Menurut Imam al-Qarafi di dalam Anwâr al-Burûq fî Anwâ’i al-Furûq, bahwa asal lafal khithâb at-taklîf tidak digunakan untuk menyebut kecuali atas haram dan wajib. Sebab lafal itu dibentuk (musytaq) dari al-kulfah (beban atau kesulitan). Dan al-kulfah (beban/kesulitan) itu tidak ada kecuali dalam keduanya (wajib dan haram) dikarenakan adanya beban untuk melakukan atau meninggalkan dikarenakan takut sanksi. Adapun pada selain keduanya maka seorang mukallaf punya kelapangan dikarenakan tidak adanya sanksi sehingga tidak ada kulfah ketika itu. Hanya saja, jamaah memperluas dalam penggunaan lafal khithâb at-taklîf terhadap semuanya sebagai bentuk taghlîb sebagian atas sebagian yang lain.
Az-Zarkasyi di dalam Bahru al-Muhîth menjelaskan, “khithâb asy-syar’i ada dua jenis: pertama, khithâb at-taklîf dengan perintah, larangan dan kemubahan. Kaitannya adalah ahkâm al-khamsah: wajib, haram, mandub, makruh dan mubah. Sebab lafal at-taklîf menunjukkan hal itu. Dan penyebutan lafal at-taklîf atas semua itu adalah secara majaz dari sisi menyebutkan semua dan yang dimaksudkan adalah bagian. Sebab at-taklîf pada hakikatnya tidak lain adalah untuk wajib dan haram.

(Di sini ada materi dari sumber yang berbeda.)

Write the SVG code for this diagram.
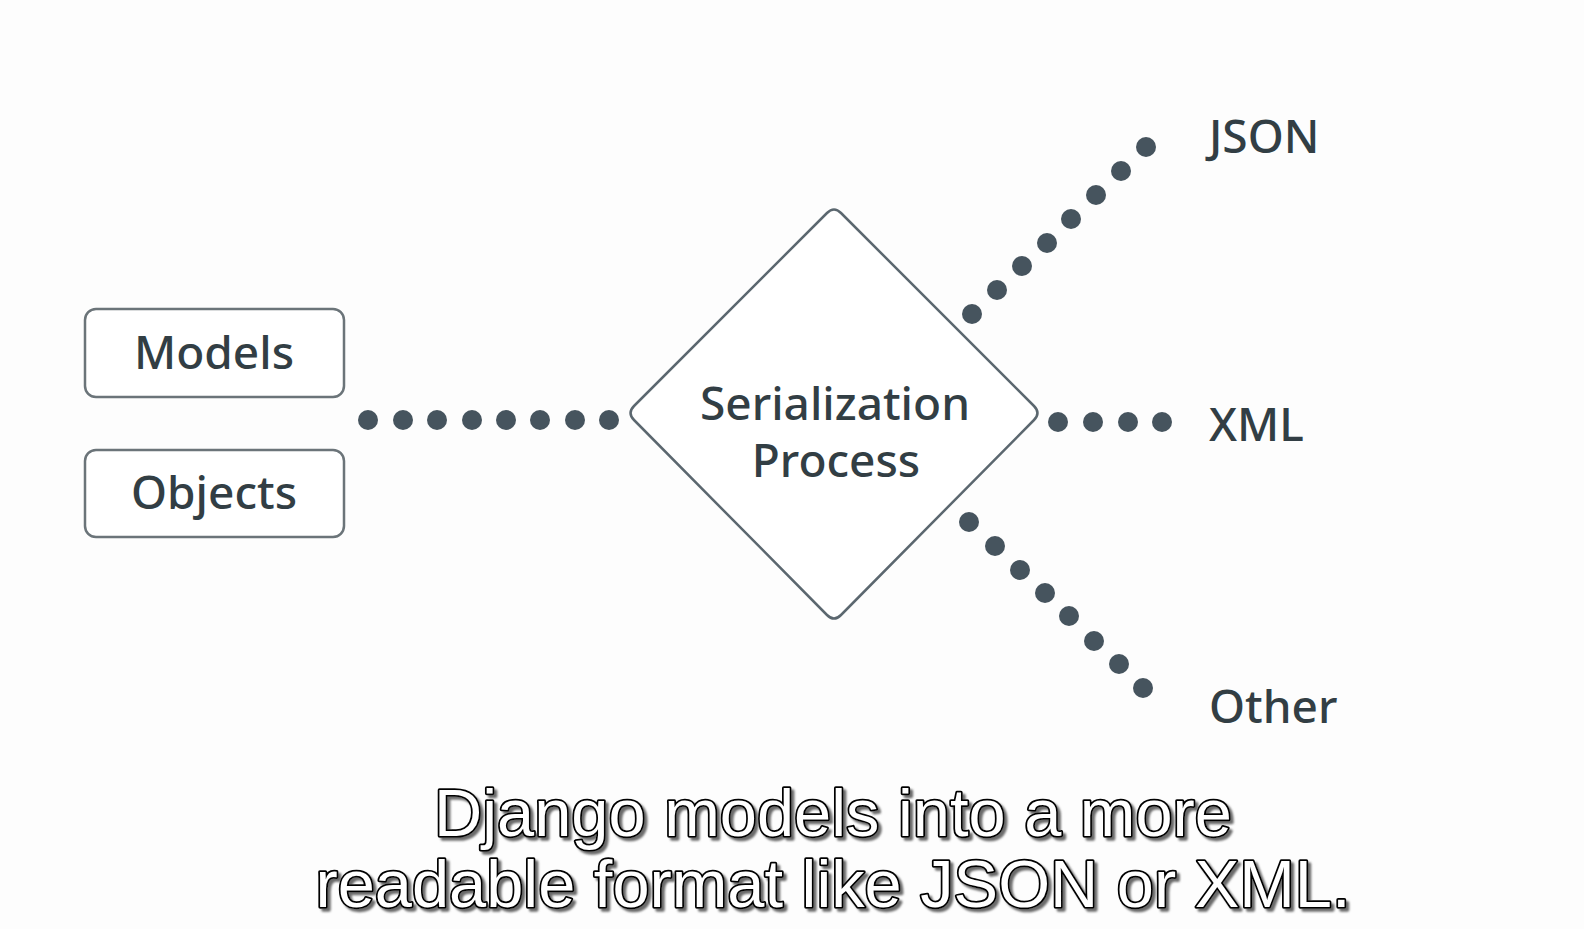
<svg xmlns="http://www.w3.org/2000/svg" width="1584" height="929" viewBox="0 0 1584 929">
<defs>
<filter id="shadow" x="-5%" y="-20%" width="110%" height="150%">
<feDropShadow dx="3" dy="3" stdDeviation="0.8" flood-color="#6a6a6a" flood-opacity="1"/>
</filter>
</defs>
<style>
.box{fill:#ffffff;stroke:#6b7479;stroke-width:2.5}
.lbl{font-family:"Noto Sans",sans-serif;font-size:46px;fill:#323e44;font-weight:500}
.dot{fill:#46545e}
.cap{font-family:"Liberation Sans",Arial,sans-serif;font-size:66px;text-anchor:middle;filter:url(#shadow)}
.capf{fill:#ffffff;stroke:#000000;stroke-width:3.5;paint-order:stroke;stroke-linejoin:round}
</style>
<rect width="1584" height="929" fill="#fdfdfd"/>
<g id="models">
<rect class="box" x="85" y="309" width="259" height="88" rx="11"/>
<text class="lbl" x="214" y="369" text-anchor="middle">Models</text>
</g>
<g id="objects">
<rect class="box" x="85" y="450" width="259" height="87" rx="11"/>
<text class="lbl" x="214" y="509" text-anchor="middle">Objects</text>
</g>
<g id="serialization">
<path d="M827,213 Q834,206 841,213 L1034,406 Q1041,413 1034,420 L841,615 Q834,622 827,615 L634,420 Q627,413 634,406 Z" fill="#ffffff" stroke="#5b676f" stroke-width="2.5"/>
<text class="lbl" x="835" y="420" text-anchor="middle">Serialization</text>
<text class="lbl" x="836" y="477" text-anchor="middle">Process</text>
</g>
<g id="json"><text class="lbl" x="1209" y="153">JSON</text></g>
<g id="xml"><text class="lbl" x="1209" y="441">XML</text></g>
<g id="other"><text class="lbl" x="1209" y="723">Other</text></g>
<g id="connectors">
<g class="dot">
<circle cx="368" cy="420" r="10"/><circle cx="403" cy="420" r="10"/><circle cx="437" cy="420" r="10"/><circle cx="472" cy="420" r="10"/><circle cx="506" cy="420" r="10"/><circle cx="540" cy="420" r="10"/><circle cx="575" cy="420" r="10"/><circle cx="609" cy="420" r="10"/>
</g>
<g class="dot">
<circle cx="972" cy="314" r="10"/><circle cx="997" cy="290" r="10"/><circle cx="1022" cy="266" r="10"/><circle cx="1047" cy="243" r="10"/><circle cx="1071" cy="219" r="10"/><circle cx="1096" cy="195" r="10"/><circle cx="1121" cy="171" r="10"/><circle cx="1146" cy="147" r="10"/>
</g>
<g class="dot">
<circle cx="1058" cy="422" r="10"/><circle cx="1093" cy="422" r="10"/><circle cx="1128" cy="422" r="10"/><circle cx="1162" cy="422" r="10"/>
</g>
<g class="dot">
<circle cx="969" cy="522" r="10"/><circle cx="995" cy="546" r="10"/><circle cx="1020" cy="570" r="10"/><circle cx="1045" cy="593" r="10"/><circle cx="1069" cy="616" r="10"/><circle cx="1094" cy="641" r="10"/><circle cx="1119" cy="664" r="10"/><circle cx="1143" cy="688" r="10"/>
</g>
</g>
<g id="caption" class="cap">
<text class="capf" x="833" y="836" textLength="798" lengthAdjust="spacingAndGlyphs">Django models into a more</text>
<text class="capf" x="833" y="907" textLength="1035" lengthAdjust="spacingAndGlyphs">readable format like JSON or XML.</text>
</g>
</svg>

Imam al-Qarafi menyebutkan, Khithâb at-taklîf dalam istilah para ulama adalah ahkâm al-khamsah, yakni wajib, haram, mandub, makruh dan mubah. Syaikh Taqiyuddin an-Nabhani di dalam asy-Syakhshiyyah al-Islâmiyyah juz iii menjelaskan, khithâb at-taklîf adalah khithâb (seruan) asy-Syâri’ berkaitan dengan tuntuan atau pilihan. Artinya adalah berkaitan dengan tuntutan melakukan atau tuntutan meninggalkan atau memilih antara melakukan atau meninggalkan. Jadi khithâb at-taklîf itu sederhananya adalah ahkâm al-khamsah, yaitu wajib, mandub, makruh, haram dan mubah.
Wajib atau Fardhu
Jika khithâb itu berkaitan dengan tuntutan melakukan dalam bentuk tuntutan yang tegas (jâzim) maka itu adalah wajib dan sinonimnya adalah fardhu. Wajib adalah apa yang secara syar’iy dicela orang yang meninggalkannya secara sengaja secara mutlak. Dan makna dicelanya orang yang meninggalkannya adalah dinyatakan di dalam kitabullah atau sunnah Rasulullah atau ijmak sahabat bahwa dalam kondisi seandainya orang meninggalkannya maka niscaya ia dicela. Tidak ada nilainya celaan manusia untuk ditinggalkannya perbuatan itu. Akan tetapi yang menjadi patokan adalah celaan di dalam syara’.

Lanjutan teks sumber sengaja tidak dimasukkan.